KPI’s for first-time customer marketing analytics users
The first step is creating applicable KPI’s that you would like to measure and potentially improve upon. There are, of course, and overwhelming number of KPI’s that will pop up in a search. Too many to measure out of the gate! So, when you’re getting started, it can be more helpful to think in terms of your company’s top three goals. From there, determine what 3-5 measurements would prove most helpful in achieving those goals. Once you have a hold on those measurements, you can add in more.
Some KPI’s a business might consider in early stages of measurement include:
- Customer Satisfaction. This can be measured by using a simple survey following purchase. Ask something like “How satisfied were you with today’s experience?” and allow customers to rate their experience on a scale. Once a customer gives their rating, you can take them to a follow up page where they can add more information regarding their response. Bucket those responses to see where you might be able to improve.
- Customer Churn. This is a measurement of turnover. How many current customers stop utilizing your product or service over a given time period? If your churn rates are low, your customers are likely satisfied—with your product, with overall service, with the purchase process, etc. If your churn rates are high, it’s important to look into why that might be. Answers can often be found when you measure customer satisfaction.
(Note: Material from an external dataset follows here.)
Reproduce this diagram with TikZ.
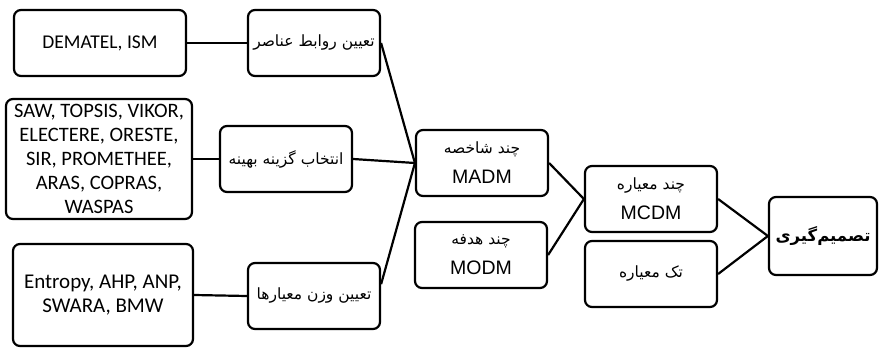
\documentclass[tikz,border=0pt]{standalone}
\usepackage{fontspec}
\setmainfont{Carlito}
\newfontfamily\arialfont{Liberation Sans}
\newfontfamily\farsi[Script=Arabic]{DejaVu Sans}
\TeXXeTstate=1
\usetikzlibrary{positioning}
\newcommand{\fatext}[1]{{\farsi\fontsize{15.5}{18}\selectfont\beginR #1\endR}}
\tikzstyle{box}=[draw,line width=2.2pt,rounded corners=7pt,align=center,inner sep=2pt]
\tikzstyle{method}=[box,font=\fontsize{20.5}{24}\selectfont]
\tikzstyle{task}=[box,minimum width=132pt,minimum height=66pt]
\tikzstyle{kind}=[task,font=\arialfont\fontsize{19.5}{30}\selectfont]
\tikzstyle{edge}=[draw=black,line width=2.2pt,-]

\begin{document}
\begin{tikzpicture}[x=1pt,y=-1pt]
  \useasboundingbox (0,0) rectangle (880,350);

  % methods
  \node[method,minimum width=172pt,minimum height=66pt,font=\fontsize{19.5}{24}\selectfont] (dematel) at (100,43) {DEMATEL, ISM};
  \node[method,minimum width=186pt,minimum height=120pt] (saw) at (99,159)
    {SAW, TOPSIS, VIKOR,\\ ELECTERE, ORESTE,\\ SIR, PROMETHEE,\\ ARAS, COPRAS,\\ WASPAS};
  \node[method,minimum width=180pt,minimum height=102pt,font=\fontsize{21}{24}\selectfont] (entropy) at (103,295)
    {Entropy, AHP, ANP,\\ SWARA, BMW};

  % problems
  \foreach \pos / \name / \txt in {{(314,43)/ravabet/تعیین روابط عناصر},
                                   {(286,159)/entekhab/انتخاب گزینه بهینه},
                                   {(314,296)/vazn/تعیین وزن معیارها},
                                   {(651,274)/tak/تک معیاره}}
    \node[task] (\name) at \pos {\fatext{\txt}};

  \foreach \pos / \name / \txt / \abbr in {{(482,163)/madm/چند شاخصه/MADM},
                                           {(481,255)/modm/چند هدفه/MODM},
                                           {(651,199)/mcdm/چند معیاره/MCDM}}
    \node[kind] (\name) at \pos {\fatext{\txt}\\ \abbr};

  \node[box,minimum width=108pt,minimum height=78pt] (tasmim) at (823,236)
    {\farsi\bfseries\fontsize{16.5}{18}\selectfont\beginR تصمیم‌گیری\endR};

  % connect boxes
  \foreach \source / \dest in {dematel.east/ravabet.west, saw.east/entekhab.west,
                               entropy.east/vazn.west,
                               ravabet.east/madm.west, entekhab.east/madm.west,
                               vazn.10/madm.west,
                               madm.east/mcdm.west, modm.east/mcdm.west,
                               mcdm.east/tasmim.west, tak.east/tasmim.west}
      \path[edge] (\source) -- (\dest);
\end{tikzpicture}
\end{document}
- Pages Per Visit. How many pages of your site does the average prospect visit? This might seem irrelevant, but the answer can reveal startling insights. For instance, a high number of pages per visit could indicate that your content is hitting the mark with your target audience. This is information you can carry over into marketing initiatives like email, direct mail, social media, and display ads. A low number of page visits can indicate less interest from customers and potential customers. Consider ways you might improve the graphics or copy to make what you sell sound more appealing.
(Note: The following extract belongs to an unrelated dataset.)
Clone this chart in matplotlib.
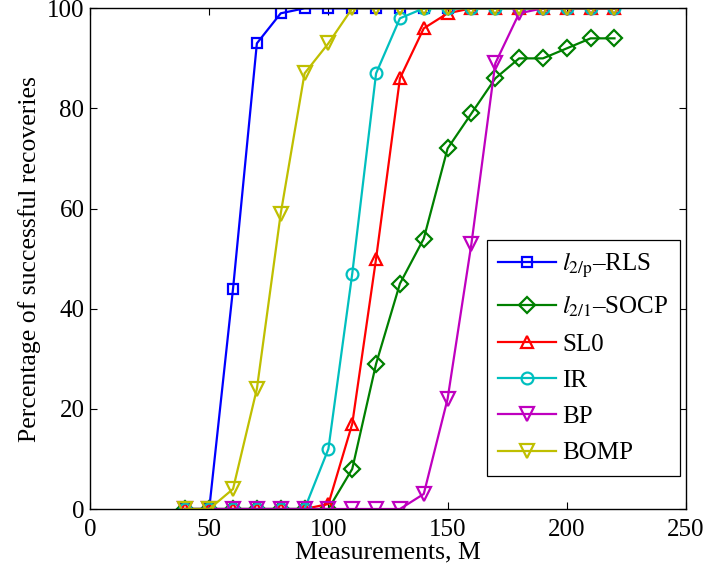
import numpy as np
import matplotlib
matplotlib.use('Agg')
import matplotlib.pyplot as plt

plt.rcParams['font.family'] = 'Liberation Serif'
plt.rcParams['mathtext.fontset'] = 'stix'

# Number of measurements M
M = [40, 50, 60, 70, 80, 90, 100, 110, 120, 130, 140, 150, 160, 170, 180, 190, 200, 210, 220]

# Percentage of successful recoveries for each algorithm
rls  = [0, 0, 44, 93, 99, 100, 100, 100, 100, 100, 100, 100, 100, 100, 100, 100, 100, 100, 100]
socp = [0, 0, 0, 0, 0, 0, 0, 8, 29, 45, 54, 72, 79, 86, 90, 90, 92, 94, 94]
sl0  = [0, 0, 0, 0, 0, 0, 1, 17, 50, 86, 96, 99, 100, 100, 100, 100, 100, 100, 100]
ir   = [0, 0, 0, 0, 0, 0, 12, 47, 87, 98, 100, 100, 100, 100, 100, 100, 100, 100, 100]
bp   = [0, 0, 0, 0, 0, 0, 0, 0, 0, 0, 3, 22, 53, 89, 99, 100, 100, 100, 100]
bomp = [0, 0, 4, 24, 59, 87, 93, 100, 100, 100, 100, 100, 100, 100, 100, 100, 100, 100, 100]

labels = [r'$l_{2/\mathrm{p}}$–RLS', r'$l_{2/1}$–SOCP', 'SL0', 'IR', 'BP', 'BOMP']
series = [rls, socp, sl0, ir, bp, bomp]
colors = ['#0000ff', '#008000', '#ff0000', '#00bfbf', '#bf00bf', '#bfbf00']
markers = ['s', 'D', '^', 'o', 'v', 'v']
msizes = [7, 8, 9, 8.5, 9.5, 9.5]

fig = plt.figure(figsize=(7.08, 5.77), dpi=100)
ax = fig.add_axes([90 / 708, 1 - 509 / 577, 596 / 708, 500.7 / 577])

for y, lab, c, m, ms in zip(series, labels, colors, markers, msizes):
    ax.plot(M, y, color=c, marker=m, markersize=ms, markerfacecolor='none',
            markeredgewidth=1.6, linewidth=1.6, label=lab)

ax.set_xlim(0, 250)
ax.set_ylim(0, 100)
ax.set_xticks(np.arange(0, 251, 50))
ax.set_yticks(np.arange(0, 101, 20))
ax.tick_params(direction='in', top=True, right=True, labelsize=18, length=5, width=0.8)
ax.tick_params(axis='x', pad=7)
ax.tick_params(axis='y', pad=4)
for s in ax.spines.values():
    s.set_linewidth(1.0)

ax.set_xlabel('Measurements, M', fontsize=18.5, labelpad=0.5)
ax.set_ylabel('Percentage of successful recoveries', fontsize=18.5, labelpad=4)

leg = ax.legend(loc='upper left', bbox_to_anchor=(397 / 596, 269 / 500.7), fontsize=18,
                numpoints=1, handlelength=2.3, handletextpad=0.25, borderpad=0.45,
                labelspacing=0.55, fancybox=False, framealpha=1, borderaxespad=0)
leg.get_frame().set_edgecolor('black')
leg.get_frame().set_linewidth(0.9)

fig.savefig('out.png', dpi=100)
- Lead Response Time. This is how quickly you average getting in touch with a prospect. In general, responding quickly to an initial inquiry generates a more positive response. However, statistics show that the average lead time is nearly two business days with only 27% of leads getting contacted at all! Meanwhile, a 1-minute response time has been shown to offer up to a 391% increase in conversions.
- Conversion Rate. Measuring the successful completion of an action by a customer or prospect, a conversion rate tells you if you’re hitting (or totally missing) the mark with your customers. For instance, if you’re seeing a low conversion rate in your email marketing, this could suggest your emails don’t have enough value for your customers. On the other hand, a high conversion rate with your email marketing indicates that your message (and corresponding CTA) resonates with your audience.
Best practices for customer marketing analytics
When you want to get the best sales and marketing results from your data, you’ll want to keep these best practices in mind.
Collect customer data from multiple channels: Data is everywhere you look. And the feedback you get from one channel can be different than the feedback you get from another channel. However, when you use an omni-channel approach to data collection, you get better insights regarding your customers and may find it easier to pivot your products or services to meet their needs.
Don’t dismiss qualitative data: The numbers don’t lie—but truth can be found in words, too. Don’t ignore customers who type up reviews of your business or leave feedback in your forms. Often, paying attention to such feedback can help you spot problem areas more quickly.
Always test. It’s easy to fall into a routine with your measurements and never push out new predictions. However, when a business continues to come up with new or improved measurements, they can become more proactive, as opposed to reactive, in their sales and marketing efforts.